§ **Written task**: Copy word for word the lines in the records below, starting at the line with "Emit a Python" and ending at the line with "import seaborn as sns". Skip the pictures.

^^^^

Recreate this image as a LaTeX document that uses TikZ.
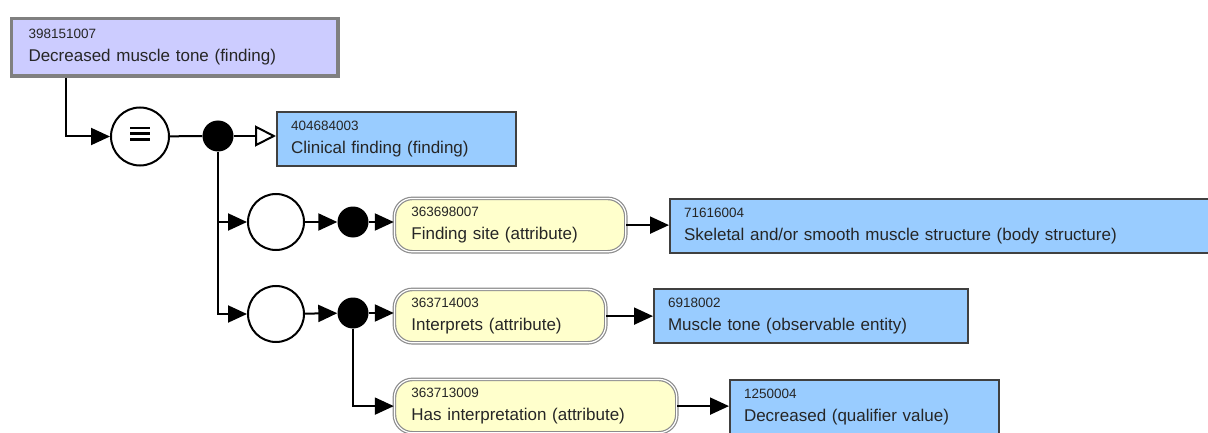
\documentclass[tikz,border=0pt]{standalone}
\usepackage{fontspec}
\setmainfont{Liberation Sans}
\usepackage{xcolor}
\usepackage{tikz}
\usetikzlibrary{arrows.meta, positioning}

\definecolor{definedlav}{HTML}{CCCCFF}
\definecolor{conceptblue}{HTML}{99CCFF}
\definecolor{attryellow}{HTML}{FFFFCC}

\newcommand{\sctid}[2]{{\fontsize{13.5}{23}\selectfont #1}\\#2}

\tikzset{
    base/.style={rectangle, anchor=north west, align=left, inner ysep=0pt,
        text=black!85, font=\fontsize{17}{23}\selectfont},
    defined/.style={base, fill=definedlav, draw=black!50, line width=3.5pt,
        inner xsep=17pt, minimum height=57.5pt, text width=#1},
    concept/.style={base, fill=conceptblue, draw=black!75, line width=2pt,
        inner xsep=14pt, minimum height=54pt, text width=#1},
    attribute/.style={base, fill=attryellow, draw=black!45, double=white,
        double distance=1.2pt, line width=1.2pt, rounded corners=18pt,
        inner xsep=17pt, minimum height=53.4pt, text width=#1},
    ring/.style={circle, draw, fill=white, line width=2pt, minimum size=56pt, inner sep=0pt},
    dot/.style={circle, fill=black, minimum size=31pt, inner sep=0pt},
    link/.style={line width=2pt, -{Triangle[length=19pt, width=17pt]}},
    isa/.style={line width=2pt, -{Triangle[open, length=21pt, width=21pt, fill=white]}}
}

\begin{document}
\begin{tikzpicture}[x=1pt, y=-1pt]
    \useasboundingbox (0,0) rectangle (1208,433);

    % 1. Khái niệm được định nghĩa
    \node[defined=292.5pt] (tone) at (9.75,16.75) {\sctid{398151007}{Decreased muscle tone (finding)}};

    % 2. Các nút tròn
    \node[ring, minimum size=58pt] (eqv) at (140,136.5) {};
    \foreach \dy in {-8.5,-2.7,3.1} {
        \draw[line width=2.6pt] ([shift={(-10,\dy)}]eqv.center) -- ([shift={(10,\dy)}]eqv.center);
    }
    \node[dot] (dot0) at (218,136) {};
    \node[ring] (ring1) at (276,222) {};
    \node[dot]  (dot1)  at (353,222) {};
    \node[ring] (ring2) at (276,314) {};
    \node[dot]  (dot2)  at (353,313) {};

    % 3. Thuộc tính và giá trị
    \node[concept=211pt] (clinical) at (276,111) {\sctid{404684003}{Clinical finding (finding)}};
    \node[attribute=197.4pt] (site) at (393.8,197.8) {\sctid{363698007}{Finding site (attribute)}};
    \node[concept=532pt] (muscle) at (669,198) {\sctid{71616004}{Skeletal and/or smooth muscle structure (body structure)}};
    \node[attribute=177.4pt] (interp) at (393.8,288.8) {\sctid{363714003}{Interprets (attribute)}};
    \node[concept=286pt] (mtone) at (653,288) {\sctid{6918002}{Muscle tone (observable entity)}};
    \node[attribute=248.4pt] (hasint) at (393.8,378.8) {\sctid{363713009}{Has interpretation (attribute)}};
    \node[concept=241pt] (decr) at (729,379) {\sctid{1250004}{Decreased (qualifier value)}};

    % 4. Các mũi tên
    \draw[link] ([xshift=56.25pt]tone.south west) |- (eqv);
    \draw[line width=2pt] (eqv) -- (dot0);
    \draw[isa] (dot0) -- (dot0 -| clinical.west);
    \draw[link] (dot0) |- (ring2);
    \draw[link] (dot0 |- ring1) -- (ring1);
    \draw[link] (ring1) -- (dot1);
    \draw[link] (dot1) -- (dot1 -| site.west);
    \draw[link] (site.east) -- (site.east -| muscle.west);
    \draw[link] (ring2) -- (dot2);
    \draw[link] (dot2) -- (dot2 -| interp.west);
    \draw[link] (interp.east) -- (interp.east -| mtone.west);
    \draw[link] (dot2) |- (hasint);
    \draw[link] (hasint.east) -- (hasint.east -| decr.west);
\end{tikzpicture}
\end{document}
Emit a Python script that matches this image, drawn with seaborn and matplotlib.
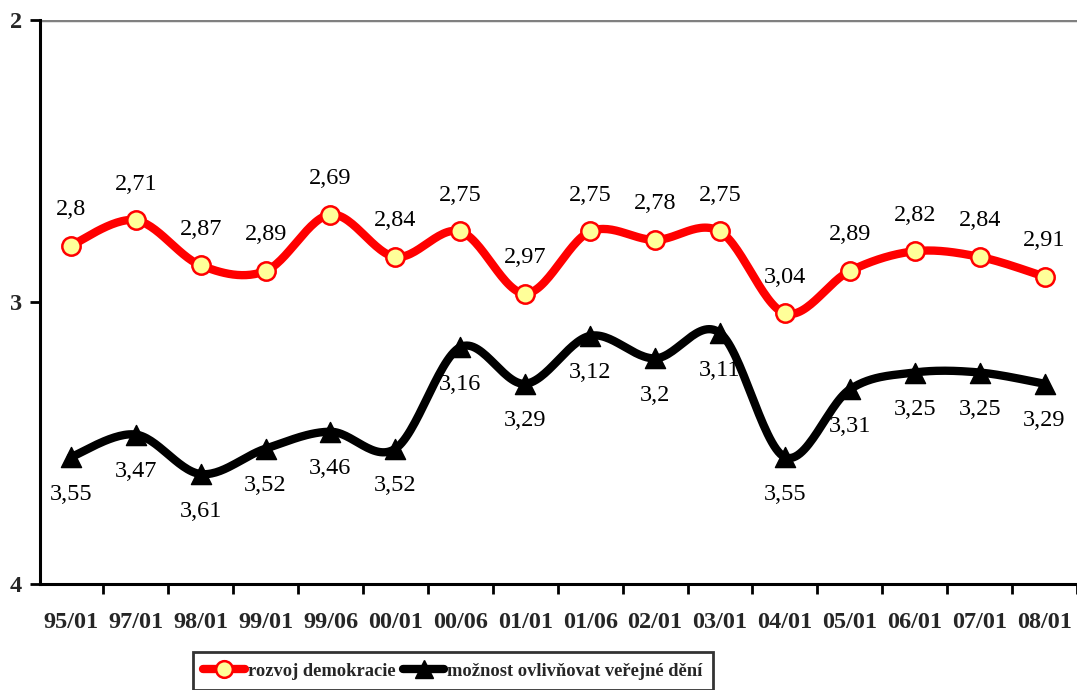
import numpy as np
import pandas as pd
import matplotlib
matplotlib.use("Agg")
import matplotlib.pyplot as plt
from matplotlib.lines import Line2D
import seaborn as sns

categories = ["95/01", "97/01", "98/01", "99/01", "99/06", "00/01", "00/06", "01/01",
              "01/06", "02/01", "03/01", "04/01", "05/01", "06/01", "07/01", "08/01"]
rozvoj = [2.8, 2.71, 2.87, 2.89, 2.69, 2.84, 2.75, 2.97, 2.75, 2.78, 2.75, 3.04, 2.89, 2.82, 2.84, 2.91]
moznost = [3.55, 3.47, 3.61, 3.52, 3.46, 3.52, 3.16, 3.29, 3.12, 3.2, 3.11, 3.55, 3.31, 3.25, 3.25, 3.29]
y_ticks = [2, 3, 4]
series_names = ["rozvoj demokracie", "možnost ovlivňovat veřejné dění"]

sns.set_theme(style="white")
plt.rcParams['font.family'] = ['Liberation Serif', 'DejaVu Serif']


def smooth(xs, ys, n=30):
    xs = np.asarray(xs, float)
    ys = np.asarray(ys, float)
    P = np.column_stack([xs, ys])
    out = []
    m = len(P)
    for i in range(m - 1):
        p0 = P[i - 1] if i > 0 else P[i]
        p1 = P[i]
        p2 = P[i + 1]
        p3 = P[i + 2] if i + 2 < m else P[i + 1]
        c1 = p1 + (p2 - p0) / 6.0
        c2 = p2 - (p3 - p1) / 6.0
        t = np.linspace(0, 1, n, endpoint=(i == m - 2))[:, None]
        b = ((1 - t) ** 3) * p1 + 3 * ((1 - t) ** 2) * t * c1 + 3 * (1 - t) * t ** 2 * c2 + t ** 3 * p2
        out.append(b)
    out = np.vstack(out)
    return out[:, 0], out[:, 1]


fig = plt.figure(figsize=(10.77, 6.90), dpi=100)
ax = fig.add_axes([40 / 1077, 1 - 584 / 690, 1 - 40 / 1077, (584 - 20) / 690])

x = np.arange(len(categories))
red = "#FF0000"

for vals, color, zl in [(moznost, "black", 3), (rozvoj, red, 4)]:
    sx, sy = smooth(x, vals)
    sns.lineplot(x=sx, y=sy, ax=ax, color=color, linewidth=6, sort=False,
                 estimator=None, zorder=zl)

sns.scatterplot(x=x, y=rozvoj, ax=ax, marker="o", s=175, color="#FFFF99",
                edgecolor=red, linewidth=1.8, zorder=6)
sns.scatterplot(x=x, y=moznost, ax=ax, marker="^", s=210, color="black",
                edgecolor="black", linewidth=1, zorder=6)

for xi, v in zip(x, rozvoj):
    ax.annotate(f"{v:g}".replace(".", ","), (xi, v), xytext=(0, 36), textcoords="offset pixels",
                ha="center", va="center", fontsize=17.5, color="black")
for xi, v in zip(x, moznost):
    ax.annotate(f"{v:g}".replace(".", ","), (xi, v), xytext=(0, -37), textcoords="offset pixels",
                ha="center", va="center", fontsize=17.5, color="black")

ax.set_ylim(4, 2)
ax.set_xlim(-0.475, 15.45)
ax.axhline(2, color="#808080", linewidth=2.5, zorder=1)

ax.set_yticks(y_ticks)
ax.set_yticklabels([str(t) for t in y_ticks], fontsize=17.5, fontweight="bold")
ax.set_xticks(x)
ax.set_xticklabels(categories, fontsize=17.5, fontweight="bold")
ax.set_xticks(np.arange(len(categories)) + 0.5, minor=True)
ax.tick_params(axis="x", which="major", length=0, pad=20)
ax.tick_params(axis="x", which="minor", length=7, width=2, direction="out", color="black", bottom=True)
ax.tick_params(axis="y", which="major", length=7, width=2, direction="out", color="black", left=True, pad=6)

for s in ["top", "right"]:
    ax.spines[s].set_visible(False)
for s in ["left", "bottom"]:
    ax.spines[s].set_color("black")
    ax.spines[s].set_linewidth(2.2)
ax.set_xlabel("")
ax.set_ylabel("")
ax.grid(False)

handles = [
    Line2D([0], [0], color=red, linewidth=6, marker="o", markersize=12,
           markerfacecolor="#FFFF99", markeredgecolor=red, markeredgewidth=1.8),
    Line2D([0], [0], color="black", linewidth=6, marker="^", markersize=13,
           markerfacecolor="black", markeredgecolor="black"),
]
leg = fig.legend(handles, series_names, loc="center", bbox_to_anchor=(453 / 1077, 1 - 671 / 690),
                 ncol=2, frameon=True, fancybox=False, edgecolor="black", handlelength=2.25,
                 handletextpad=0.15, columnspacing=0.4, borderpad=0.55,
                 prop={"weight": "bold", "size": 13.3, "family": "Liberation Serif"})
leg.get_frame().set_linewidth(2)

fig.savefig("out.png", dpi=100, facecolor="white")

^^^^

§ **Task response**:
Emit a Python script that matches this image, drawn with seaborn and matplotlib.
import numpy as np
import pandas as pd
import matplotlib
matplotlib.use("Agg")
import matplotlib.pyplot as plt
from matplotlib.lines import Line2D
import seaborn as sns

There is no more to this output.